Tous les ans, même rengaine. Nous devons nous taper les élucubrations d’un penseur stigmatisant l’écologie radicale. L’argumentation est simple : la pensée décroissante cacherait une haine de soi. Les protecteurs de l’environnement dissimuleraient sous leurs vertes diatribes une haine de l’Homme, du progrès et de la science. Ils pêcheraient par pessimisme et refuseraient de considérer que l’humanité a toujours convoqué son génie propre quand il fallait relever un défi. Bref, les défenseurs de la nature seraient des « khmers verts » (expression contribuant à la banalisation des vrais sanguinaires – les éponymes rouges). Trois catégories de gens se félicitent de ce genre de livres : les catholiques propagateurs pour qui la Terre est une couveuse à ne jamais désemplir, les industriels pour qui la Terre est un vaisseau à arraisonner et enfin ceux qui veulent sauver la planète mais sans réformer leur mode de vie. Cette année c’est Pascal Bruckner qui se colle à l’exercice. Après Luc Ferry et Jean Christophe Rufin (que nous admirons pour tout le reste !) – qui avaient anathématisé le combat écolo – Bruckner publie « Le fanatisme de l’apocalypse » (Grasset). Oh ! le beau diamant humaniste dans le brouillard vert. Oh ! la savante célébration de la culture et du savoir-vivre à destination des rétrogrades. Son livre est sorti au mois d’octobre.
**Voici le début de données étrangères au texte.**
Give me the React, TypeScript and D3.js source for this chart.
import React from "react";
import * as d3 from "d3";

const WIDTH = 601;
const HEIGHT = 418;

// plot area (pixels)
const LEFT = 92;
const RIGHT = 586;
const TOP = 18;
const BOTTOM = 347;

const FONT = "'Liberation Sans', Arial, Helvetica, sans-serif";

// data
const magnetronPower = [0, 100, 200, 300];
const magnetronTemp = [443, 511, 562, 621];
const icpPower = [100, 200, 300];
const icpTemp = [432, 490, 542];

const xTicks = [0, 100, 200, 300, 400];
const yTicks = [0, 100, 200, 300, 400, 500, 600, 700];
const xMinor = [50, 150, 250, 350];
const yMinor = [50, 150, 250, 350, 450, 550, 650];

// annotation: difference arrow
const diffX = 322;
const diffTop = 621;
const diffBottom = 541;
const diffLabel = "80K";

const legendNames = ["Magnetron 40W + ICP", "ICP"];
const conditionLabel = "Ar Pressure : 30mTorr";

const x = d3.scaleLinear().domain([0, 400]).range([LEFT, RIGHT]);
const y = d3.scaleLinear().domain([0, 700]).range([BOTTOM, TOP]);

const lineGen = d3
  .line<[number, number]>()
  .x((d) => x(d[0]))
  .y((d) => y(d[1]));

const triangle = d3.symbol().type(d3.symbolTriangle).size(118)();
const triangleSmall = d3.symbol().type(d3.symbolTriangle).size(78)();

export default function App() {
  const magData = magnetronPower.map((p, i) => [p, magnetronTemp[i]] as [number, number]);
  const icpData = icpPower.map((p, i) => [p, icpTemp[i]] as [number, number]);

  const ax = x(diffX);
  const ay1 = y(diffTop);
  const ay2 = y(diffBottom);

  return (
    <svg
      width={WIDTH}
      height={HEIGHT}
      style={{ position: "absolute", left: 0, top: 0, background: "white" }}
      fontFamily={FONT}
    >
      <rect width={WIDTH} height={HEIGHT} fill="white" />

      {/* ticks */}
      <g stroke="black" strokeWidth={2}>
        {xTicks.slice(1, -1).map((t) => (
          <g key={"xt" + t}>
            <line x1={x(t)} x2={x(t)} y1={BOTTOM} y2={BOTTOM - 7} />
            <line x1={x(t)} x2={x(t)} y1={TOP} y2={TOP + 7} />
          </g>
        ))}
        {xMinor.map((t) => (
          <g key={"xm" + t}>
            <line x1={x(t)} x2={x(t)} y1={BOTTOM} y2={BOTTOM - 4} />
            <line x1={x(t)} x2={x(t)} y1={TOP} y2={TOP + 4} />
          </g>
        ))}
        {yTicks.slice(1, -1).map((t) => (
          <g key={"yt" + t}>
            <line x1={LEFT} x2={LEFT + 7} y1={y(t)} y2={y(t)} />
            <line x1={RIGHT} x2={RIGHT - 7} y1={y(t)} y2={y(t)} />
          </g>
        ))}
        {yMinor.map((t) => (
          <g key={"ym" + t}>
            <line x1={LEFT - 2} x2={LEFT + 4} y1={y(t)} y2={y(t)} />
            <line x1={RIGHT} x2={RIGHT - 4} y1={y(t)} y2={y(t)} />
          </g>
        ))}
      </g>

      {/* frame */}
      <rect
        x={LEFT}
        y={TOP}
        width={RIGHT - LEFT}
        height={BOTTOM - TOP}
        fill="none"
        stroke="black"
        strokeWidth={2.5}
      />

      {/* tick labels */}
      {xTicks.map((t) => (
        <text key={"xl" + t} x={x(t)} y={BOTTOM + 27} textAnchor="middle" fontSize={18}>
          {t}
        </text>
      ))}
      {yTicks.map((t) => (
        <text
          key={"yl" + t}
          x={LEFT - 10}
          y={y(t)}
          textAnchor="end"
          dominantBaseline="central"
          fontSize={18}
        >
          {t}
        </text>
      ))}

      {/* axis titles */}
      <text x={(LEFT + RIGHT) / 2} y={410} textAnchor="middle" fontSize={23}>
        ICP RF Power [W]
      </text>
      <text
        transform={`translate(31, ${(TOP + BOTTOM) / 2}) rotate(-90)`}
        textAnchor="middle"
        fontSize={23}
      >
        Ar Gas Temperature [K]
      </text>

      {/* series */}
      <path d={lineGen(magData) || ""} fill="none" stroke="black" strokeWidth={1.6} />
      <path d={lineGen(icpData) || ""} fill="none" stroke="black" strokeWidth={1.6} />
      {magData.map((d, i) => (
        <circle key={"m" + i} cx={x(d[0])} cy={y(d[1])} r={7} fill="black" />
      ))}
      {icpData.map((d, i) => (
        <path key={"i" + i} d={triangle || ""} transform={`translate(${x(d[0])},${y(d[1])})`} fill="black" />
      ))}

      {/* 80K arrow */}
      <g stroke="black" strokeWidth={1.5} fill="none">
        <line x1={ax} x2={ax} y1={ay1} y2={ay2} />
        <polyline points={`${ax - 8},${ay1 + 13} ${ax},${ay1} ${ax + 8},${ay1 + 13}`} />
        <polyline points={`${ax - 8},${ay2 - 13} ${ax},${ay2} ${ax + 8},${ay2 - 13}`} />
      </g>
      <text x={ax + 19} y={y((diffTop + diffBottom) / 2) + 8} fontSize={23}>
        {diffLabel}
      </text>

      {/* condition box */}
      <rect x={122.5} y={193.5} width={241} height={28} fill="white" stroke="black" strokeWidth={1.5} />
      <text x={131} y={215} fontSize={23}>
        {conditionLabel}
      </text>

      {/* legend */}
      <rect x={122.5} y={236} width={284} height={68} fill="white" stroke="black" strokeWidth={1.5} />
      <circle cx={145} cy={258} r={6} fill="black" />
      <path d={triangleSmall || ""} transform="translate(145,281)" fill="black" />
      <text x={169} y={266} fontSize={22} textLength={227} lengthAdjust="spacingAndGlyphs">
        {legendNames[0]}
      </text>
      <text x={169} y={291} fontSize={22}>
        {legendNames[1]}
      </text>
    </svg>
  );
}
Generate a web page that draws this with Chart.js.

Au moment où l’effectif humain planétaire passe à sept milliards et où l’on enregistre en France des records de chaleur. C’est ce qui s’appelle le sens de l’à-propos.

 

Tellement drôle

Une nouvelle maison d’édition est née : Rue Fromentin. Premier livre, coup de maître. Un de ces romans que nous aimons parce qu’ils prennent le contre-pied du récit de voyage type « salle Gaveau 1953 » avec coucher de soleil « magnifique », enfants mongols « hilares » et populations frayant leur voie « entre tradition et modernité ». L’auteur, Charles Poitevin, est envoyé aux îles Fidji par sa mère qui ne le supporte plus (Bouvier disait qu’un voyage se passait de motif – en voilà un : se débarrasser des gens). Quand il arrive sur le tarmac, l’antihéros des antipodes s’exclame : « putain, j’y étais, je ne savais pas où j’étais mais j’y étais » et monte dans une voiture aux armes de l’OTARY CLUB, souvenir du temps où elle roulait pour le ROTARY CLUB jusqu’à ce que le « R » ne se détache. S’ensuit un déluge d’aventures languides, de naufrages magnifiques sur les récifs de l’ennui et de rencontres avec des Allemands à sandales, des humanitaires dépressifs, des Indiens grotesques, des Fidjiens hédonistes et alcoolos. De temps en temps, le texte est traversé par une description paysagère : « c’était terriblement vert » ou un rêve impossible : « peut-être qu’il y aurait de sublimes femmes venant de Suède qui seraient juste un peu plus vieilles que moi et qui me trouveraient super chou »… L’auteur joue au foot au bord des ravins, fait semblant de construire « un village pour la paix » et apprend la vie avec son pote Lou. Il y a quelque chose des aventures de Blondin dans les pathétiques tentatives de Poitevin de transcender la réalité à coup de rasades et un zeste de Houellebecq dans son incapacité à manifester le moindre enthousiasme devant le mystère de l’existence et la température tropicale. Puisque nous citons Houellebecq, signalons la parution de En Patagonie avec Michel Houellebecq, un livre de Juremir Machado Da Silva aux éditions CNRS. Du bastingage du bateau, Michel livre une analyse comparative des mérites du loup marin et du pingouin. Le premier, « animal bas de gamme », donnerait « un très mauvais exemple » au touriste. « Ils restent vautrés sur les rochers, comme des fainéants sur un divan, à ne rien faire…. Je ne vois aucune raison pour justifier leur existence ». Les pingouins, en revanche, lui « inspirent un certain optimisme. Ils sont un bon paramètre pour l’humanité ». On ne rabibochera pas Houellebecq avec les bandes de loups marins. Mais gageons qu’il aimerait Otary club.